The storied Irishman took control of the Irish Independent, Sunday Independent and Evening Herald publisher in 1973

Tony O'Reilly (Credit: David Levenson/Getty Images)
Tony O'Reilly (Credit: David Levenson/Getty Images)

Tony O’Reilly, the Irish media mogul, businessman and hall-of-fame athlete, has died following a short illness. He was 88.

O’Reilly’s family confirmed his death in a statement to media Saturday. “In the coming days there will be many worthy tributes made to Tony O’Reilly’s unique and extraordinary achievements in the fields of business and sport,” the statement read.

“As well as his extraordinary philanthropic vision which was best evidenced by the establishment of the Ireland Funds at a dark time in this island’s history,” the family continued. “But, for us, he was a dearly loved dad and a granddad. He lived one of the great lives and we were fortunate to spend time with him in recent weeks as that great life drew to a close.”

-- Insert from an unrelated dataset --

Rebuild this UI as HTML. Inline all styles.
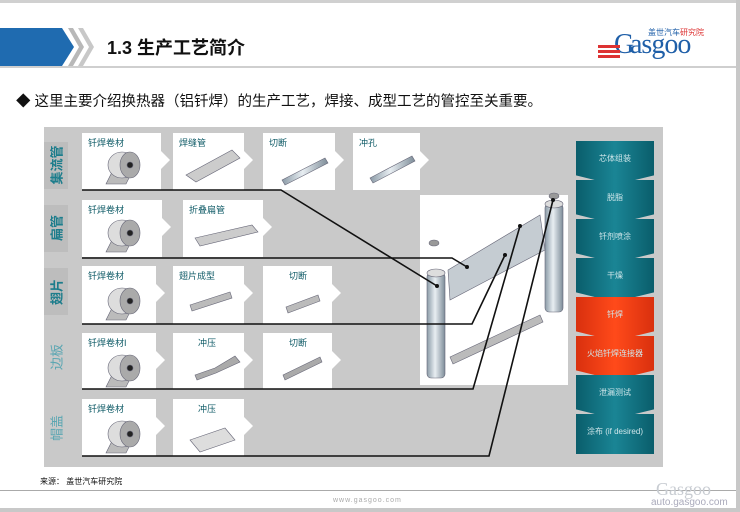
<!DOCTYPE html>
<html><head><meta charset="utf-8"><style>
body{margin:0;width:740px;height:512px;overflow:hidden;background:#fff;font-family:"Liberation Sans","Noto Sans CJK SC",sans-serif;position:relative}
.a{position:absolute}
.card{position:absolute;background:#fff}
.card span{position:absolute;left:6px;top:3px;font-size:9px;color:#0e5a66}
.tab{position:absolute;width:0;height:0;border-top:9px solid transparent;border-bottom:9px solid transparent;border-left:9px solid #fff}
.lab{position:absolute;left:44px;width:24px;background:#bdbdbd}
.lt{position:absolute;left:56px;transform:translate(-50%,-50%) rotate(-90deg);font-size:13px;color:#1d7d8c;font-weight:bold;white-space:nowrap}
.ch{position:absolute;left:576px;width:78px;height:44px;clip-path:polygon(0 0,100% 0,100% 78%,50% 100%,0 78%);background:linear-gradient(90deg,#0a5d6b,#1a8595,#0a5d6b)}
.ch.r{background:linear-gradient(90deg,#d9300e,#ff4a1a,#d9300e)}
.ch span{position:absolute;left:0;right:0;top:12px;text-align:center;font-size:8px;color:#cfe6ea}
</style></head><body>
<div class="a" style="left:0;top:0;width:740px;height:3px;background:#d0d0d0"></div>
<div class="a" style="left:736px;top:0;width:4px;height:512px;background:#c8c8c8"></div>
<div class="a" style="left:0;top:28px;width:74px;height:38px;background:#1f6bb0;clip-path:polygon(0 0,62px 0,74px 19px,62px 38px,0 38px)"></div>
<div class="a" style="left:68px;top:28px;width:16px;height:38px;background:#b8b8b8;clip-path:polygon(0 0,5px 0,16px 19px,5px 38px,0 38px,11px 19px)"></div>
<div class="a" style="left:78px;top:28px;width:16px;height:38px;background:#c8c8c8;clip-path:polygon(0 0,5px 0,16px 19px,5px 38px,0 38px,11px 19px)"></div>
<div class="a" style="left:107px;top:34px;font-size:18px;font-weight:bold;color:#111">1.3 生产工艺简介</div>
<div class="a" style="left:0;top:66px;width:736px;height:2px;background:#cfcfcf"></div>
<div class="a" style="left:630px;top:30px;font-size:28px;line-height:30px;font-family:'Liberation Serif',serif;color:#1f5fa8;letter-spacing:-1px">asgoo</div>
<div class="a" style="left:614px;top:30px;font-size:28px;line-height:30px;font-family:'Liberation Serif',serif;color:#1f5fa8">G</div>
<div class="a" style="left:648px;top:27px;font-size:8px;color:#1f5fa8">盖世汽车<span style="color:#d33">研究院</span></div>
<div class="a" style="left:598px;top:45px;width:22px;height:3px;background:#d33;box-shadow:0 5px 0 #d33,0 10px 0 #d33"></div>
<div class="a" style="left:16px;top:90px;font-size:14.5px;color:#111">◆ 这里主要介绍换热器（铝钎焊）的生产工艺，焊接、成型工艺的管控至关重要。</div>

<div class="a" style="left:44px;top:127px;width:619px;height:340px;background:#c9c9c9"></div>
<div class="lab" style="top:142px;height:47px"></div>
<div class="lab" style="top:205px;height:47px"></div>
<div class="lab" style="top:268px;height:47px"></div>
<div class="lt" style="top:165px">集流管</div>
<div class="lt" style="top:228px">扁管</div>
<div class="lt" style="top:292px">翅片</div>
<div class="lt" style="top:357px;color:#5aa6b2;font-weight:normal">边板</div>
<div class="lt" style="top:428px;color:#5aa6b2;font-weight:normal">帽盖</div>

<div class="card" style="left:82px;top:133px;width:79px;height:57px"><span>钎焊卷材</span></div><div class="tab" style="left:161px;top:151px"></div>
<div class="card" style="left:173px;top:133px;width:71px;height:57px"><span>焊缝管</span></div><div class="tab" style="left:244px;top:151px"></div>
<div class="card" style="left:263px;top:133px;width:72px;height:57px"><span>切断</span></div><div class="tab" style="left:335px;top:151px"></div>
<div class="card" style="left:353px;top:133px;width:67px;height:57px"><span>冲孔</span></div><div class="tab" style="left:420px;top:151px"></div>
<div class="card" style="left:82px;top:200px;width:80px;height:57px"><span>钎焊卷材</span></div><div class="tab" style="left:162px;top:218px"></div>
<div class="card" style="left:183px;top:200px;width:80px;height:57px"><span>折叠扁管</span></div><div class="tab" style="left:263px;top:218px"></div>
<div class="card" style="left:82px;top:266px;width:74px;height:58px"><span>钎焊卷材</span></div><div class="tab" style="left:156px;top:284px"></div>
<div class="card" style="left:173px;top:266px;width:71px;height:58px"><span>翅片成型</span></div><div class="tab" style="left:244px;top:284px"></div>
<div class="card" style="left:263px;top:266px;width:69px;height:58px"><span style="left:26px">切断</span></div><div class="tab" style="left:332px;top:284px"></div>
<div class="card" style="left:82px;top:333px;width:74px;height:56px"><span>钎焊卷材I</span></div><div class="tab" style="left:156px;top:351px"></div>
<div class="card" style="left:173px;top:333px;width:71px;height:56px"><span style="left:25px">冲压</span></div><div class="tab" style="left:244px;top:351px"></div>
<div class="card" style="left:263px;top:333px;width:69px;height:56px"><span style="left:26px">切断</span></div><div class="tab" style="left:332px;top:351px"></div>
<div class="card" style="left:82px;top:399px;width:74px;height:57px"><span>钎焊卷材</span></div><div class="tab" style="left:156px;top:417px"></div>
<div class="card" style="left:173px;top:399px;width:71px;height:57px"><span style="left:25px">冲压</span></div><div class="tab" style="left:244px;top:417px"></div>

<div class="a" style="left:420px;top:195px;width:148px;height:190px;background:#fff"></div>

<svg class="a" style="left:0;top:0" width="740" height="512">
<defs><linearGradient id="cy" x1="0" x2="1"><stop offset="0" stop-color="#8a9aa6"/><stop offset=".45" stop-color="#e8eef2"/><stop offset="1" stop-color="#7d8c98"/></linearGradient></defs>
<g fill="url(#cy)" stroke="#667" stroke-width=".6">
<g id="roll"><path d="M112 172 L132 172 L126 184 L106 184 Z" fill="#bbb"/><ellipse cx="122" cy="165" rx="14" ry="13" fill="#ddd"/><ellipse cx="130" cy="165" rx="10" ry="13" fill="#aaa"/><circle cx="130" cy="165" r="3" fill="#222"/></g>
<use href="#roll" y="68"/><use href="#roll" y="136"/><use href="#roll" y="203"/><use href="#roll" y="269"/>
<path d="M186 175 L232 150 L240 158 L196 182 Z" fill="#ccc"/>
<path d="M282 180 L325 158 L328 163 L285 185 Z"/>
<path d="M370 178 L412 156 L415 161 L373 183 Z"/>
<path d="M195 238 L252 225 L258 232 L200 246 Z" fill="#ccc"/>
<path d="M190 305 L230 292 L232 298 L192 311 Z" fill="#bbb"/>
<path d="M286 307 L318 295 L320 301 L288 313 Z" fill="#bbb"/>
<path d="M195 375 L215 368 L235 356 L240 362 L216 373 L197 380Z" fill="#aaa"/>
<path d="M283 375 L320 357 L322 362 L285 380Z" fill="#aaa"/>
<path d="M190 440 L225 428 L235 440 L200 452Z" fill="#ddd"/>
<rect x="427" y="273" width="18" height="105" rx="4"/>
<ellipse cx="436" cy="273" rx="9" ry="4" fill="#ddd"/>
<rect x="545" y="204" width="18" height="108" rx="4"/>
<ellipse cx="554" cy="204" rx="9" ry="4" fill="#ddd"/>
<path d="M448 270 L540 215 L545 250 L450 300 Z" fill="#c5ccd2"/>
<path d="M450 357 L540 315 L543 322 L453 364 Z" fill="#bbb"/>
<ellipse cx="434" cy="243" rx="5" ry="3" fill="#999"/>
<ellipse cx="554" cy="196" rx="5" ry="3" fill="#999"/>
</g>
<g stroke="#111" stroke-width="1.6" fill="none">
<polyline points="82,190 281,190 437,286"/>
<polyline points="82,258 452,258 467,267"/>
<polyline points="82,324 472,324 505,255"/>
<polyline points="82,389 473,389 520,226"/>
<polyline points="82,456 489,456 553,200"/>
</g>
<g fill="#111"><circle cx="437" cy="286" r="2"/><circle cx="467" cy="267" r="2"/><circle cx="505" cy="255" r="2"/><circle cx="520" cy="226" r="2"/><circle cx="553" cy="200" r="2"/></g>
</svg>

<div class="ch" style="top:141px"><span>芯体组装</span></div>
<div class="ch" style="top:180px"><span>脱脂</span></div>
<div class="ch" style="top:219px"><span>钎剂喷涂</span></div>
<div class="ch" style="top:258px"><span>干燥</span></div>
<div class="ch r" style="top:297px"><span>钎焊</span></div>
<div class="ch r" style="top:336px"><span>火焰钎焊连接器</span></div>
<div class="ch" style="top:375px"><span>泄漏测试</span></div>
<div class="ch" style="top:414px;height:40px;clip-path:none"><span>涂布 (if desired)</span></div>

<div class="a" style="left:40px;top:476px;font-size:8px;color:#111">来源： 盖世汽车研究院</div>
<div class="a" style="left:0;top:490px;width:736px;height:1px;background:#aaa"></div>
<div class="a" style="left:333px;top:497px;font-size:7px;color:#aaa;letter-spacing:1px">www.gasgoo.com</div>
<div class="a" style="left:0;top:508px;width:740px;height:4px;background:#c8c8c8"></div>
<div class="a" style="left:656px;top:479px;font-size:18px;font-family:'Liberation Serif',serif;color:#c8ccd2">Gasgoo</div>
<div class="a" style="left:651px;top:497px;font-size:10px;color:#aab">auto.gasgoo.com</div>
</body></html>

O’Reilly’s career in media began when he bought Independent Newspapers (now Independent News & Media) in 1973 and became the publisher of three outlets: Irish Independent, Sunday Independent and Evening Herald. The company eventually assumed control of 38 newspaper titles and 70 radio stations in South Africa, New Zealand and Australia.

He was also a professional rugby player for Ireland and won the country 29 caps between 1955 and 1970. (A cap typically denotes the number of times a player plays for their national team against another national team.) O’Reilly joined the IRFU Commercial Committee after he retired from the game, and was in the first class of inductees to the International Rugby Hall of Fame in 1997.

Irish Rugby honored O’Reilly on X (formerly Twitter), writing, “A legend of the game has passed. Our deepest sympathies to his family and friends. First capped at 18 he won 29 @irishrugby caps and was a hero of the @lionsofficial. Sir Anthony O’Reilly RIP.”

O’Reilly was born in Dublin on May 7, 1936.

The Irish Times first reported the news.